Thursday, December 13, 2018

7 Questions For: Author Elana K. Arnold


Elana K Arnold writes books for and about children and teens. She holds a master’s degree in Creative Writing/Fiction from the University of California, Davis where she has taught Creative Writing and Adolescent Literature. Her most recent YA novel, What Girls are Made Of, was a finalist for the National Book Award, and her middle grade novel, A Boy Called Bat, is a 2018 Global Read Aloud selection and a Junior Library Guild Selection.

A parent and educator living in Huntington Beach, California, Elana is a frequent speaker at schools, libraries, and writers’ conferences. Currently, Elana is the caretaker of seven pets, only three of which have fur.

Click here to read my review of A Boy Called Bat.

And now Elana K Arnold faces the 7 Questions:


Question Seven: What are your top three favorite books?


Ahh, this is a mean question. This is like asking which are my top three favorite pets. I will pick three books, but don’t tell the others.

The Golden Compass by Philip Pullman
The Woman Warrior by Maxine Hong Kingston
Harriet the Spy by Louise Fitzhugh


Question Six: How much time do you spend each week writing? Reading?


I write 15-20 hours per week; I read about 10 hours per week (and wish that number was greater!). I spend another 10-15 hours per week doing “business-y” stuff like writing emails, communicating with editors, planning school visits. And I spend countless hours wandering in my brain, dreaming, considering my works in progress and ideas for future books.


Question Five: What was the path that led you to publication?


I was a voracious reader growing up, and I began writing stories of my own at a fairly young age. I went to graduate school to pursue fiction writing, but the experience drained me, and after I graduated, I didn’t write for a long time. Instead, I returned to my childhood love of reading everything.

When I returned to writing, I did so from a different place—rather than trying to write “literature,” as had been my goal as a graduate student, I just wanted to tell a good story, all the way to the end. I finished the manuscript of my first novel, SACRED, in 2010, and with it, I found an agent and then my first publisher, Random House. I have been actively writing and publishing ever since.
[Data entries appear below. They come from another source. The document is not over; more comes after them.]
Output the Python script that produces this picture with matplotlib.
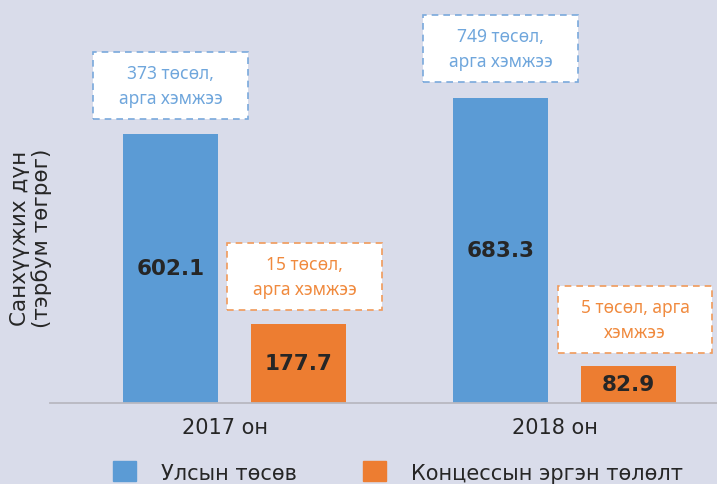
import matplotlib.pyplot as plt
from matplotlib.patches import Rectangle, Patch
import numpy as np

plt.rcParams['font.family'] = ['DejaVu Sans']

# data
years = ['2017 он', '2018 он']
budget = [602.1, 683.3]        # Улсын төсөв
concession = [177.7, 82.9]     # Концессын эргэн төлөлт
budget_notes = ['373 төсөл,\nарга хэмжээ', '749 төсөл,\nарга хэмжээ']
concession_notes = ['15 төсөл,\nарга хэмжээ', '5 төсөл, арга\nхэмжээ']
series_names = ['Улсын төсөв', 'Концессын эргэн төлөлт']

bg = '#d9dcea'
blue = '#5b9bd5'
orange = '#ed7d31'
blue_txt = '#6fa6dc'
orange_txt = '#f08a3e'
dark = '#262626'

fig = plt.figure(figsize=(7.17, 4.85), dpi=100, facecolor=bg)
ax = fig.add_axes([50 / 717, 81 / 485, 667 / 717, 404 / 485])
ax.set_facecolor(bg)

x = np.arange(len(years))
w = 0.288
off = 0.194
ax.bar(x - off, budget, w, color=blue, zorder=2)
ax.bar(x + off, concession, w, color=orange, zorder=2)

ax.set_xlim(-0.559, 1.462)
ax.set_ylim(0, 904)

# values inside the bars
for xi, v in zip(x - off, budget):
    ax.text(xi, v / 2, f'{v:.1f}', ha='center', va='center', fontsize=15.5,
            fontweight='bold', color=dark)
for xi, v in zip(x + off, concession):
    ax.text(xi, v / 2, f'{v:.1f}', ha='center', va='center', fontsize=15.5,
            fontweight='bold', color=dark)

# dashed note boxes above the bars
box_w = 0.467
box_h = 150
def note(xc, top, txt, edge, tcol, gap=34):
    y0 = top + gap
    ax.add_patch(Rectangle((xc - box_w / 2, y0), box_w, box_h, facecolor='white',
                           edgecolor=edge, linestyle=(0, (4, 3)), linewidth=1.2,
                           zorder=3, clip_on=False))
    ax.text(xc, y0 + box_h / 2, txt, ha='center', va='center', fontsize=12.5,
            color=tcol, linespacing=1.5, zorder=4, family=['Noto Sans', 'DejaVu Sans'])

for xi, v, t in zip(x - off, budget, budget_notes):
    note(xi, v, t, '#7aa9dc', blue_txt)
for xi, v, t, dx in zip(x + off, concession, concession_notes, [0.018, 0.02]):
    note(xi + dx, v, t, '#f09a5a', orange_txt, gap=30)

for s in ['top', 'right', 'left']:
    ax.spines[s].set_visible(False)
ax.spines['bottom'].set_color('#b8b8c0')
ax.spines['bottom'].set_linewidth(1.3)
ax.set_yticks([])
ax.set_xticks(x - 0.03)
ax.set_xticklabels(years, fontsize=15, color=dark)
ax.tick_params(axis='x', length=0, pad=10)

fig.text(31 / 717, 1 - 238 / 485, 'Санхүүжих дүн\n(тэрбум төгрөг)', rotation=90,
         ha='center', va='center', fontsize=15.5, color=dark, linespacing=1.05)

handles = [Patch(color=blue), Patch(color=orange)]
fig.legend(handles, series_names, loc='center', bbox_to_anchor=(398 / 717, 1 - 473 / 485),
           ncol=2, frameon=False, fontsize=15, handlelength=1.1, handleheight=1.1,
           handletextpad=1.2, columnspacing=3.2, labelcolor=dark)

fig.savefig('out.png', dpi=100, facecolor=bg)
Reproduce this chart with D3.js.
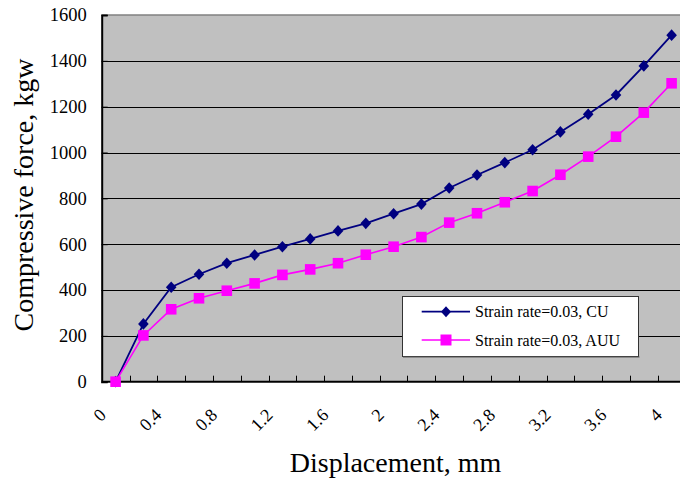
<!DOCTYPE html>
<html>
<head>
<meta charset="utf-8">
<script src="https://cdn.jsdelivr.net/npm/d3@7"></script>
<style>
  html, body { margin: 0; padding: 0; background: #fff; }
  svg { display: block; font-family: "Liberation Serif", "Times New Roman", serif; }
</style>
</head>
<body>
<svg id="chart" width="680" height="482"></svg>
<script>
// Displacement categories (mm)
const categories = ["0", "0.2", "0.4", "0.6", "0.8", "1", "1.2", "1.4", "1.6", "1.8", "2",
                    "2.2", "2.4", "2.6", "2.8", "3", "3.2", "3.4", "3.6", "3.8", "4"];
// Every other category carries a label
const xTickLabels = ["0", "0.4", "0.8", "1.2", "1.6", "2", "2.4", "2.8", "3.2", "3.6", "4"];
const yTicks = [0, 200, 400, 600, 800, 1000, 1200, 1400, 1600];

// Compressive force (kgw)
const seriesCU  = [0, 252, 412, 469, 517, 553, 589, 623, 658, 691, 733,
                   775, 845, 902, 956, 1012, 1090, 1167, 1251, 1378, 1512];
const seriesAUU = [0, 202, 316, 364, 397, 429, 466, 490, 517, 554, 589,
                   631, 694, 735, 783, 832, 903, 982, 1069, 1174, 1302];

const seriesNames = ["Strain rate=0.03, CU", "Strain rate=0.03, AUU"];
const seriesColors = ["#000080", "#FF00FF"];

const svg = d3.select("#chart");

const plot = { left: 101.7, top: 15, right: 685.5, bottom: 381.7 };

const x = d3.scaleBand().domain(categories).range([plot.left, plot.right]).padding(0);
const y = d3.scaleLinear().domain([0, 1600]).range([plot.bottom, plot.top]);
const cx = c => x(c) + x.bandwidth() / 2;

// plot background
svg.append("rect")
  .attr("x", plot.left).attr("y", plot.top)
  .attr("width", plot.right - plot.left).attr("height", plot.bottom - plot.top)
  .attr("fill", "#C0C0C0");

// horizontal gridlines
svg.append("g").selectAll("line")
  .data(yTicks.filter(v => v > 0 && v < 1600))
  .join("line")
  .attr("x1", plot.left).attr("x2", plot.right)
  .attr("y1", d => Math.round(y(d)) + 0.5).attr("y2", d => Math.round(y(d)) + 0.5)
  .attr("stroke", "#000").attr("stroke-width", 1);

// top border of plot
svg.append("line")
  .attr("x1", plot.left).attr("x2", plot.right)
  .attr("y1", y(1600)).attr("y2", y(1600))
  .attr("stroke", "#808080").attr("stroke-width", 1.5);

// y axis
const yAxis = d3.axisLeft(y).tickValues(yTicks).tickSize(-6).tickPadding(15).tickFormat(d3.format("d"));
const gy = svg.append("g").attr("transform", `translate(${plot.left},0)`).call(yAxis);
gy.attr("font-family", null);
gy.select(".domain").attr("stroke", "#000").attr("stroke-width", 2);
gy.selectAll(".tick line").attr("stroke", "#000");
gy.selectAll(".tick text")
  .attr("font-family", "'Liberation Serif', 'Times New Roman', serif")
  .attr("font-size", 18.5).attr("fill", "#000");

// x axis line
svg.append("line")
  .attr("x1", plot.left).attr("x2", plot.right)
  .attr("y1", plot.bottom).attr("y2", plot.bottom)
  .attr("stroke", "#000").attr("stroke-width", 2);

// category tick marks on band boundaries, pointing inward
svg.append("g").selectAll("line")
  .data(categories.slice(1))
  .join("line")
  .attr("x1", d => Math.round(x(d)) + 0.5).attr("x2", d => Math.round(x(d)) + 0.5)
  .attr("y1", plot.bottom).attr("y2", plot.bottom - 6)
  .attr("stroke", "#000").attr("stroke-width", 1);

// x tick labels, rotated
const xAxis = d3.axisBottom(x).tickValues(xTickLabels).tickSize(0).tickPadding(0);
const gx = svg.append("g").attr("transform", `translate(0,${plot.bottom})`).call(xAxis);
gx.attr("font-family", null);
gx.select(".domain").remove();
gx.selectAll(".tick text")
  .attr("font-family", "'Liberation Serif', 'Times New Roman', serif")
  .attr("font-size", 18).attr("fill", "#000")
  .attr("text-anchor", "end")
  .attr("dy", null)
  .attr("y", 0)
  .attr("transform", "translate(-8.5,34.5) rotate(-45)");

// axis titles
svg.append("text")
  .attr("x", 395.5).attr("y", 471.5)
  .attr("text-anchor", "middle")
  .attr("font-size", 28)
  .text("Displacement, mm");

svg.append("text")
  .attr("transform", "translate(33,195) rotate(-90)")
  .attr("text-anchor", "middle")
  .attr("font-size", 28)
  .text("Compressive force, kgw");

// series
const diamond = (s) => `M0,${-s * 1.1}L${s},0L0,${s * 1.1}L${-s},0Z`;
const square = (s) => `M${-s},${-s}H${s}V${s}H${-s}Z`;
const markers = [diamond(5.3), square(5.3)];

const line = d3.line().x((d, i) => cx(categories[i])).y(d => y(d));
[seriesCU, seriesAUU].forEach((vals, k) => {
  svg.append("path")
    .datum(vals)
    .attr("d", line)
    .attr("fill", "none")
    .attr("stroke", seriesColors[k])
    .attr("stroke-width", k === 0 ? 1.8 : 1.6);
});
[seriesCU, seriesAUU].forEach((vals, k) => {
  svg.append("g").selectAll("path")
    .data(vals)
    .join("path")
    .attr("transform", (d, i) => `translate(${cx(categories[i])},${y(d)})`)
    .attr("d", markers[k])
    .attr("fill", seriesColors[k]);
});

// legend
const lg = svg.append("g");
lg.append("rect")
  .attr("x", 402.5).attr("y", 296.5).attr("width", 236).attr("height", 60)
  .attr("fill", "#fff").attr("stroke", "#333").attr("stroke-width", 1);
lg.append("line")
  .attr("x1", 403).attr("x2", 639.5).attr("y1", 357).attr("y2", 357)
  .attr("stroke", "#555").attr("stroke-width", 1);
const rowsY = [311.7, 340];
seriesNames.forEach((name, k) => {
  const g = lg.append("g").attr("transform", `translate(0,${rowsY[k]})`);
  g.append("line").attr("x1", 421.7).attr("x2", 470).attr("y1", 0).attr("y2", 0)
    .attr("stroke", seriesColors[k]).attr("stroke-width", k === 0 ? 1.8 : 1.6);
  g.append("path").attr("transform", "translate(446,0)")
    .attr("d", k === 0 ? diamond(5) : square(5.5)).attr("fill", seriesColors[k]);
  g.append("text").attr("x", 475).attr("y", 0).attr("dy", "0.35em")
    .attr("font-size", 16).attr("fill", "#000").text(name);
});
</script>
</body>
</html>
Question Four: Do you believe writers are born, taught or both? Which was true for you?

For me, both. I loved reading so much that the only thing that could be better, I thought, would be to create my own stories. And it was wonderful, until I allowed myself to believe that only a very narrow definition of “good writing” mattered, a false belief often perpetuated in writing programs.
Then, I was frozen and full.of doubt. I think writers can be taught, but I also think they can be “un-taught,” and it’s incredibly important that teachers leave space for writers to grow.


Question Three: What is your favorite thing about writing? What is your least favorite thing?


Telling a story is a way for me to live another life, and it’s a way for me to share my questions about being human as well as my core beliefs. I love this about writing. I suppose a “least favorite” thing has more to do with the business of writing than the art or craft—the wheels of publishing move so desperately slowly!


Question Two: What one bit of wisdom would you impart to an aspiring writer? (feel free to include as many other bits of wisdom as you like)

Here’s a brief list:

Practice finishing things. Beginnings are usually more fun, but a story needs a middle and an end. Don’t worry about length—just get to the end.

Read widely, and by people who have different lived experiences than yours.

Stay curious. An artist’s job is to notice what’s happening and deeply care.

Consider getting a pet. Maybe several.


Question One: If you could have lunch with any writer, living or dead, who would it be? Why?

Today, I’d say Nora Ephron, because I appreciate the way she plumbs the depths of her personal stories to find humor. If you ask me tomorrow, I’m sure I’ll have a different name. There are so many authors I admire!